Le palier magnétique [1978]
Mécanique
Allemagne


Helmut Habermann
 
La suspension active : un arbre qui tourne en lévitation dans un champ
magnétique. (Photo X).


Le rêve du mécanicien ! Un rotor de palier qui tourne sans contact, sans perte d'énergie, sans usure... En lévitation. Sur un champ magnétique. Comme l'île "flottant dans l'air suspendue à l'aide d'un grand aimant" que Swift décrit dans son "Gulliver". Ce mythique palier magnétique est pourtant devenu une réalité industrielle en 1972. A Vernon, dans l'Eure, au Laboratoire de recherches balistiques et aérodynamiques (LRBA), un établissement de la Défense. Un ingénieur d'origine autrichienne Helmut Habermann y fait tourner à 30 000 tr/min, sans contact avec ses paliers, le rotor de 6 kg d'une pompe à vide turbomoléculaire.

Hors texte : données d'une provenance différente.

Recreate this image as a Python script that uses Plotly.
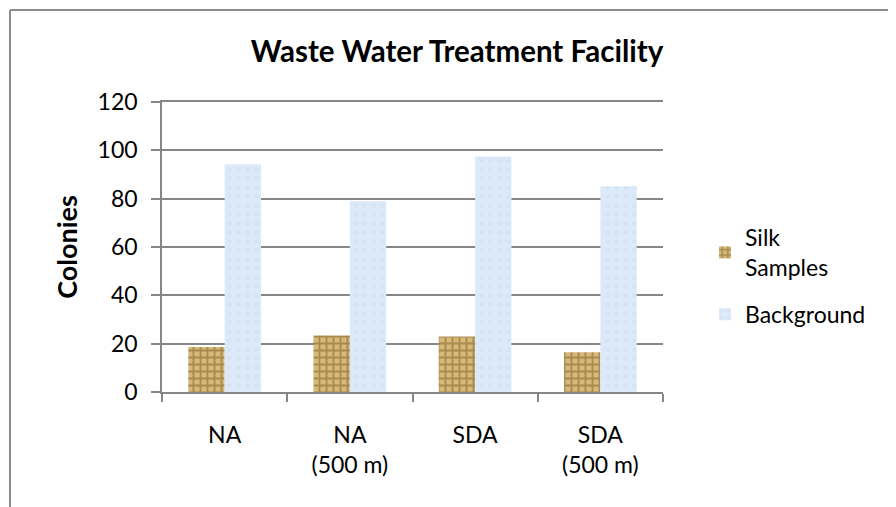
import plotly.graph_objects as go

categories = ["NA", "NA<br>(500 m)", "SDA", "SDA<br>(500 m)"]
silk_samples = [18.6, 23.4, 23.0, 16.4]
background = [94.2, 78.9, 97.5, 85.1]
y_ticks = [0, 20, 40, 60, 80, 100, 120]

FONT = "Lato"
GRID = "#868686"

# page has an 8px body margin, so the figure is drawn at (8, 8)
W, H = 896, 507
L, T = 154, 94
PW, PH = 501, 290
R, B = W - L - PW, H - T - PH

fig = go.Figure()
fig.add_trace(go.Bar(
    x=categories, y=silk_samples, name="Silk<br>Samples", legendgroup="a",
    marker=dict(color="#d2b272", line=dict(width=0),
                pattern=dict(shape="+", fgcolor="#7a5a28", bgcolor="#d6b878",
                             size=7, solidity=0.45)),
))
fig.add_trace(go.Bar(
    x=categories, y=background, name="Background", legendgroup="b",
    marker=dict(color="#dae7f6", line=dict(width=0),
                pattern=dict(shape=".", fgcolor="#cfdef0", bgcolor="#dce9f8",
                             size=9, solidity=0.2)),
))

fig.update_layout(
    width=W, height=H,
    margin=dict(l=L, r=R, t=T, b=B, autoexpand=False),
    paper_bgcolor="white", plot_bgcolor="white",
    barmode="group", bargap=0.42, bargroupgap=0,
    font=dict(family=FONT, size=23, color="black"),
    title=dict(text="<b>Waste Water Treatment Facility</b>", x=449 / W, xanchor="center",
               y=1 - 44 / H, yanchor="middle",
               font=dict(family=FONT, size=29.5, color="black")),
    legend=dict(x=1.0 + 42 / PW, xanchor="left", y=0.40, yanchor="middle",
                font=dict(family=FONT, size=23), traceorder="grouped",
                tracegroupgap=14, itemwidth=30, bgcolor="rgba(0,0,0,0)"),
    showlegend=True,
)
fig.update_xaxes(
    type="category", showgrid=False, showline=True, linecolor=GRID, linewidth=1.5,
    mirror=True,
    ticks="outside", tickson="boundaries", ticklen=8, tickcolor=GRID, tickwidth=1.5,
    ticklabelstandoff=22, tickfont=dict(family=FONT, size=23),
)
fig.update_yaxes(
    range=[0, 120], tickvals=y_ticks, showgrid=True, gridcolor=GRID, gridwidth=1.5,
    showline=True, linecolor=GRID, linewidth=1.5, zeroline=False,
    ticks="outside", ticklen=9, tickcolor=GRID, tickwidth=1.5,
    ticklabelstandoff=9, tickfont=dict(family=FONT, size=23),
    title=dict(text="<b>Colonies</b>", standoff=12, font=dict(family=FONT, size=27)),
)
# outer chart-area border: only its top and left edges fall inside the window
bx0 = (2 - L) / PW
by1 = 1 + (T - 2) / PH
fig.add_shape(type="line", xref="paper", yref="paper",
              x0=bx0, x1=1 + (R + 40) / PW, y0=by1, y1=by1,
              line=dict(color="#8c8c8c", width=2), layer="below")
fig.add_shape(type="line", xref="paper", yref="paper",
              x0=bx0, x1=bx0, y0=by1, y1=-(B + 40) / PH,
              line=dict(color="#8c8c8c", width=2), layer="below")

fig.write_html("out.html")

Faites mieux que les Américains !

Essayez de tenir une pièce métallique entre les branches d'un aimant sans qu'elle vienne s'y coller ! Vous n'y arriverez pas. Il faut des électro-aimants contrôlés en permanence. Mais sur ce palier "actif", le pilotage électronique est un problème ardu. Pas pour Helmut Habermann, fin spécialiste des asservissements. Né en 1917 sous l'Empire austro-hongrois, il est ingénieur de l'université technologique de Brünn. On le retrouve dans les équipes de Wernher von Braun à Peenemünde. A la fin de la Guerre, comme nombre de spécialistes des fusées du Reich, il est recruté par les Alliés. Naturalisé français, il entre au LRBA en 1946 et travaille dans le cadre du programme spatial français... L'aventure du palier magnétique démarre de manière fortuite. En 1958, les Américains lancent leur satellite d'observation Explorer et claironnent "qu'il peut déceler à la surface de la terre un objet de la taille d'une balle de golf". L'Etat-major français demande au LRBA de vérifier cette surprenante performance. Elle ne s'explique que par la précision des systèmes de stabilisation du satellite. Ses volants d'inertie tournent sur des roulements spéciaux en céramique. "Il était exclu de se procurer ces composants classifiés. Nous avons donc exploré une autre voie : la suspension magnétique active", explique Helmut Habermann. Les essais sont concluants, et cette technologie "magique" suscite l'enthousiasme. Les ingénieurs de Vernon voient des paliers magnétiques partout. Dans les satellites, les pompes à vide, les broches de machines-outils... En 1971, la Société européenne de propulsion (SEP) reprend les études puis crée avec SKF, en 1976, la Société de Mécanique Magnétique (S2M) exclusivement consacrée au palier actif. Helmut Habermann en sera le directeur technique jusqu'en 1982. Aujourd'hui, à 81 ans, il avoue que le palier actif fut une passionnante mais très longue aventure. "Nous avions sous-estimé les difficultés. Il a fallu plus de vingt ans pour que cette technologie passe du spatial à l'industrie". Epilogue. Juin 1996. La S2M fête ses 20 ans. Sur le podium, une brochette de dirigeants japonais. Le groupe Seiko vient de prendre le contrôle de la PME normande.